## DIRECTIONS FOR THIS TASK
Retype only the lines running from the line that contains "Write the seaborn" to the line that contains "start = 90 - shares[2] * 3.6", inclusive, and leave the pictures behind.

## MATERIAL FOR THE TASK
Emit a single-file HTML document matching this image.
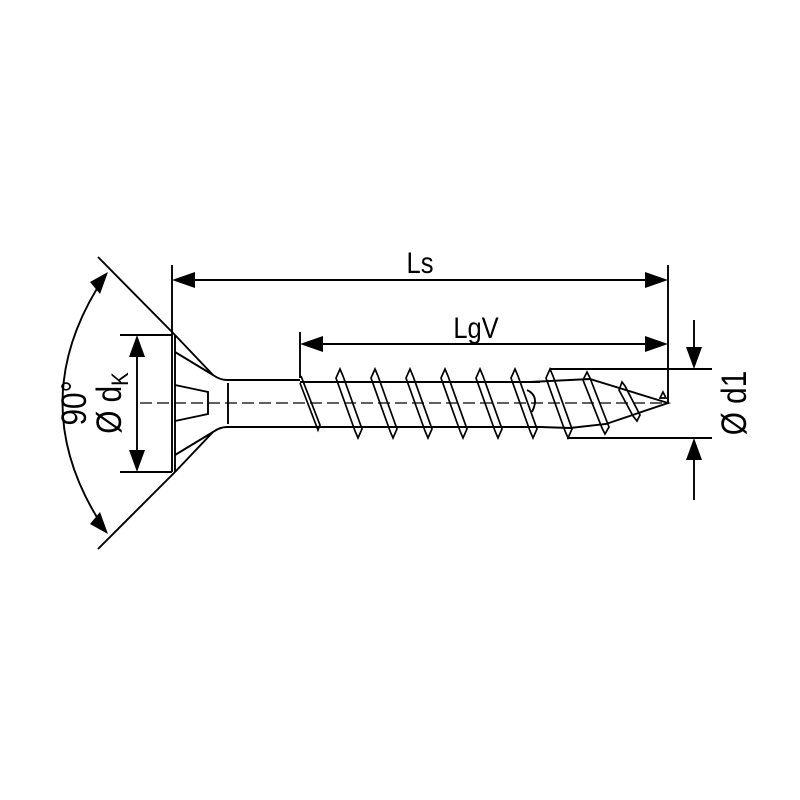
<!DOCTYPE html>
<html><head><meta charset="utf-8"><style>
html,body{margin:0;padding:0;background:#fff;}
svg{display:block}
text{font-family:"Liberation Sans",sans-serif;fill:#000}
</style></head><body>
<svg width="800" height="800" viewBox="0 0 800 800" xmlns="http://www.w3.org/2000/svg">
<g stroke="#000" stroke-width="1.9" fill="none">
<line x1="172" y1="265" x2="172" y2="335"/>
<line x1="668" y1="265" x2="668" y2="404"/>
<line x1="180" y1="280" x2="660" y2="280"/>
<line x1="300" y1="332" x2="300" y2="378"/>
<line x1="308" y1="344" x2="660" y2="344"/>
<line x1="98" y1="257" x2="175" y2="335"/>
<line x1="175" y1="472" x2="98" y2="549"/>
<path d="M105,276 Q20,403 105,530"/>
<line x1="120" y1="335" x2="172" y2="335"/>
<line x1="120" y1="472" x2="172" y2="472"/>
<line x1="137" y1="345" x2="137" y2="462"/>
<line x1="172" y1="335" x2="172" y2="472"/>
<line x1="175" y1="335" x2="175" y2="472"/>
<path d="M175,335 L213,375 Q220,380 227,380 L300,380"/>
<path d="M175,472 L213,432 Q220,427 227,427 L300,427"/>
<path d="M175,352 L213,375"/>
<path d="M175,455 L213,432"/>
<path d="M175,385 L208,392 L208,414 L175,421"/>
<line x1="228" y1="383" x2="228" y2="424"/>
<line x1="300" y1="382" x2="540" y2="382"/>
<line x1="300" y1="427" x2="540" y2="427"/>
<path d="M530,382 L570,380 L590,379 L668,403 L606,424 L570,428 L540,427"/>
<path d="M527,390 Q540,396 532,412"/>
<g stroke-width="1.7">
<path d="M301,376 L320,425 L318,430 L300,383"/>
<path d="M340,369 L343,376 L362,429 L358,438 L355,431 L336,378 Z"/>
<path d="M375,369 L378,376 L397,429 L393,438 L390,431 L371,378 Z"/>
<path d="M410,369 L413,376 L432,429 L428,438 L425,431 L406,378 Z"/>
<path d="M445,369 L448,376 L467,429 L463,438 L460,431 L441,378 Z"/>
<path d="M480,369 L483,376 L502,429 L498,438 L495,431 L476,378 Z"/>
<path d="M515,369 L518,376 L537,429 L533,438 L530,431 L511,378 Z"/>
<path d="M550,369 L553,376 L572,429 L568,438 L565,431 L546,378 Z"/>
<path d="M587,372 L590,378 L609,427 L605,434 L602,428 L583,380 Z"/>
<path d="M622,382 L625,386 L640,415 L637,421 L633,416 L619,390 Z"/>
<path d="M663,392 L666,398 L660,398 Z"/>
</g>
<line x1="140" y1="403" x2="668" y2="403" stroke-width="1.2" stroke-dasharray="12,5"/>
<line x1="550" y1="369" x2="712" y2="369"/>
<line x1="567" y1="438" x2="712" y2="438"/>
<line x1="694" y1="320" x2="694" y2="360"/>
<line x1="694" y1="447" x2="694" y2="500"/>
</g>
<g fill="#000">
<polygon points="172,280 195,272 195,288"/>
<polygon points="668,280 645,272 645,288"/>
<polygon points="300,344 323,336 323,352"/>
<polygon points="668,344 645,336 645,352"/>
<polygon points="137,335 129,357 145,357"/>
<polygon points="137,472 129,450 145,450"/>
<polygon points="694,369 686,347 702,347"/>
<polygon points="694,438 686,460 702,460"/>
<polygon points="108,272 90,282 100,294"/>
<polygon points="108,534 90,524 100,512"/>
</g>
<text transform="translate(420,273) scale(0.85,1)" font-size="30" text-anchor="middle">Ls</text>
<text transform="translate(476,338) scale(0.85,1)" font-size="30" text-anchor="middle">LgV</text>
<text transform="translate(86,403) rotate(-90) scale(0.85,1)" font-size="35" text-anchor="middle">90°</text>
<text transform="translate(121,403) rotate(-90) scale(0.85,1)" font-size="35" text-anchor="middle">Ø d<tspan font-size="24" dy="7">K</tspan></text>
<text transform="translate(746,403) rotate(-90) scale(0.85,1)" font-size="35" text-anchor="middle">Ø d1</text>
</svg>
</body></html>
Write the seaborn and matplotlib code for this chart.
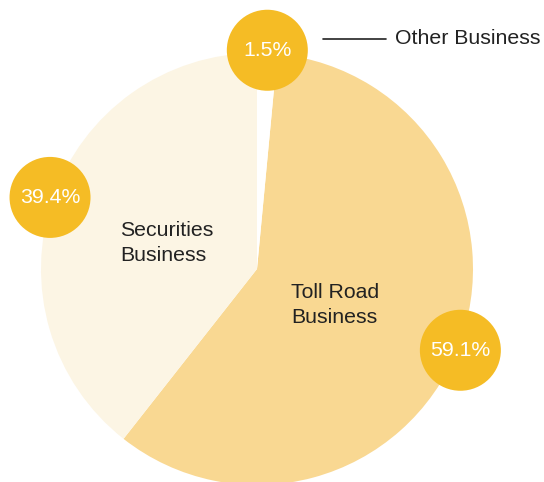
import numpy as np
import matplotlib
matplotlib.use('Agg')
import matplotlib.pyplot as plt
from matplotlib.patches import Circle
import seaborn as sns

# Chart data
segments = ['Toll Road\nBusiness', 'Securities\nBusiness', 'Other Business']
shares = [59.1, 39.4, 1.5]
share_labels = ['59.1%', '39.4%', '1.5%']

slice_colors = ['#F9D892', '#FCF5E4', '#FFFFFF']
badge_color = '#F5BC25'
text_color = '#222222'

sns.set_theme(style='white')
plt.rcParams['font.family'] = ['Liberation Sans', 'DejaVu Sans']

fig = plt.figure(figsize=(5.44, 4.82), dpi=100)
ax = fig.add_axes([0, 0, 1, 1])

cx, cy, r = 257, 482 - 269, 216
start = 90 - shares[2] * 3.6

wedges, _ = ax.pie(shares, colors=slice_colors, startangle=start, counterclock=False,
                   center=(cx, cy), radius=r, frame=True,
                   wedgeprops=dict(linewidth=0))
ax.set_xlim(0, 544)
ax.set_ylim(0, 482)
ax.set_aspect('equal')
ax.axis('off')

# badges sit on the rim at each slice's mid angle
for w, lab in zip(wedges, share_labels):
    mid = np.deg2rad((w.theta1 + w.theta2) / 2)
    bx = cx + (r + 3) * np.cos(mid)
    by = cy + (r + 3) * np.sin(mid)
    ax.add_patch(Circle((bx, by), 40.5, color=badge_color, zorder=3, linewidth=0))
    ax.text(bx, by, lab, color='white', fontsize=15.3, ha='center', va='center', zorder=4)

# slice names
ax.text(291, 482 - 305, segments[0], color=text_color, fontsize=15.3,
        ha='left', va='center', linespacing=1.45)
ax.text(120, 482 - 243, segments[1], color=text_color, fontsize=15.3,
        ha='left', va='center', linespacing=1.45)
ax.plot([323, 386], [482 - 39, 482 - 39], color=text_color, linewidth=1.2)
ax.text(395, 482 - 39, segments[2], color=text_color, fontsize=15.3,
        ha='left', va='center')

fig.savefig('out.png', dpi=100)
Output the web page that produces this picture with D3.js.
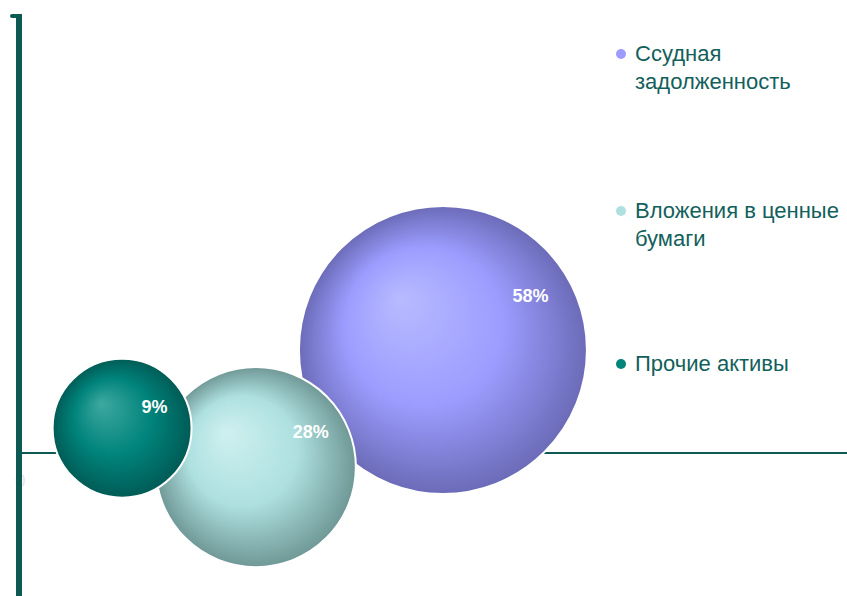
<!DOCTYPE html>
<html>
<head>
<meta charset="utf-8">
<script src="https://cdn.jsdelivr.net/npm/d3@7"></script>
<style>
  body { margin: 0; background: #fff; }
  svg { display: block; font-family: Arial, "Liberation Sans", sans-serif; }
</style>
</head>
<body>
<div id="chart"></div>
<script>
// data
const categories = ['Ссудная задолженность', 'Вложения в ценные бумаги', 'Прочие активы'];
const xValues = [10.24, 5.72, 2.49];
const yValues = [2.49, -0.34, 0.6];
const bubbleSize = [58, 28, 13.5];
const labels = ['58%', '28%', '9%'];
const legendLines = [['Ссудная', 'задолженность'], ['Вложения в ценные', 'бумаги'], ['Прочие активы']];

const W = 847, H = 596;
const axisColor = '#0d5954';

// gradient stops per series: highlight, mid, edge
const palettes = [
  ['#b8bbff', '#9c9cff', '#6b6bb8'],
  ['#cff0f0', '#aee0e0', '#6f9896'],
  ['#3ea8a0', '#00847b', '#005b56']
];

const svg = d3.select('#chart').append('svg')
  .attr('width', W)
  .attr('height', H);

const x = d3.scaleLinear().domain([0, 20]).range([19, 847]);
const y = d3.scaleLinear().domain([0, 10.58]).range([453, 15]);
const r = d3.scaleSqrt().domain([0, 58]).range([0, 144]);

const defs = svg.append('defs');
palettes.forEach((p, i) => {
  const g = defs.append('radialGradient')
    .attr('id', 'grad' + i)
    .attr('cx', '50%').attr('cy', '50%').attr('r', '50%')
    .attr('fx', '35%').attr('fy', '32%');
  g.append('stop').attr('offset', '0%').attr('stop-color', p[0]);
  g.append('stop').attr('offset', '55%').attr('stop-color', p[1]);
  g.append('stop').attr('offset', '100%').attr('stop-color', p[2]);
});

// "0" label hidden behind the y axis
svg.append('text')
  .attr('x', x(0) - 4)
  .attr('y', y(0) + 34)
  .attr('font-size', 19)
  .attr('fill', '#e6e6e6')
  .text('0');

// x axis
svg.append('line')
  .attr('x1', x(0) + 3).attr('x2', W)
  .attr('y1', y(0)).attr('y2', y(0))
  .attr('stroke', axisColor)
  .attr('stroke-width', 2);

const data = categories.map((c, i) => ({
  name: c, x: xValues[i], y: yValues[i], size: bubbleSize[i], label: labels[i], idx: i
}));

// biggest bubble in the back
const order = data.slice().sort((a, b) => b.size - a.size);

svg.selectAll('circle.bubble')
  .data(order)
  .enter().append('circle')
  .attr('class', 'bubble')
  .attr('cx', d => x(d.x))
  .attr('cy', d => y(d.y))
  .attr('r', d => r(d.size))
  .attr('fill', d => 'url(#grad' + d.idx + ')')
  .attr('stroke', '#fff')
  .attr('stroke-width', 2);

// labels sit up and right of the centre
svg.selectAll('text.lbl')
  .data(order)
  .enter().append('text')
  .attr('class', 'lbl')
  .attr('x', d => x(d.x) + r(d.size) * 0.74 - 19)
  .attr('y', d => y(d.y) - (r(d.size) * 0.44 - 8.5))
  .attr('dy', '0.36em')
  .attr('text-anchor', 'middle')
  .attr('font-size', 18)
  .attr('font-weight', 'bold')
  .attr('fill', '#fff')
  .text(d => d.label);

// y axis
svg.append('line')
  .attr('x1', x(0)).attr('x2', x(0))
  .attr('y1', 14).attr('y2', H)
  .attr('stroke', axisColor)
  .attr('stroke-width', 6);
svg.append('line')
  .attr('x1', 12).attr('x2', x(0))
  .attr('y1', 16).attr('y2', 16)
  .attr('stroke', axisColor)
  .attr('stroke-width', 4)
  .attr('stroke-linecap', 'round');

// legend
const legendY = [54, 211, 364];
const leg = svg.selectAll('g.leg')
  .data(data)
  .enter().append('g')
  .attr('class', 'leg')
  .attr('transform', (d, i) => 'translate(621,' + legendY[i] + ')');

leg.append('circle')
  .attr('r', 5)
  .attr('fill', d => palettes[d.idx][1]);

leg.append('text')
  .attr('x', 14)
  .attr('y', 7)
  .attr('font-size', 22)
  .attr('fill', '#12605b')
  .selectAll('tspan')
  .data(d => legendLines[d.idx])
  .enter().append('tspan')
  .attr('x', 14)
  .attr('dy', (t, j) => j === 0 ? 0 : 28)
  .text(t => t);
</script>
</body>
</html>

## TASK SOLUTION
Write the seaborn and matplotlib code for this chart.
import numpy as np
import matplotlib
matplotlib.use('Agg')
import matplotlib.pyplot as plt
from matplotlib.patches import Circle
import seaborn as sns

# Chart data
segments = ['Toll Road\nBusiness', 'Securities\nBusiness', 'Other Business']
shares = [59.1, 39.4, 1.5]
share_labels = ['59.1%', '39.4%', '1.5%']

slice_colors = ['#F9D892', '#FCF5E4', '#FFFFFF']
badge_color = '#F5BC25'
text_color = '#222222'

sns.set_theme(style='white')
plt.rcParams['font.family'] = ['Liberation Sans', 'DejaVu Sans']

fig = plt.figure(figsize=(5.44, 4.82), dpi=100)
ax = fig.add_axes([0, 0, 1, 1])

cx, cy, r = 257, 482 - 269, 216
start = 90 - shares[2] * 3.6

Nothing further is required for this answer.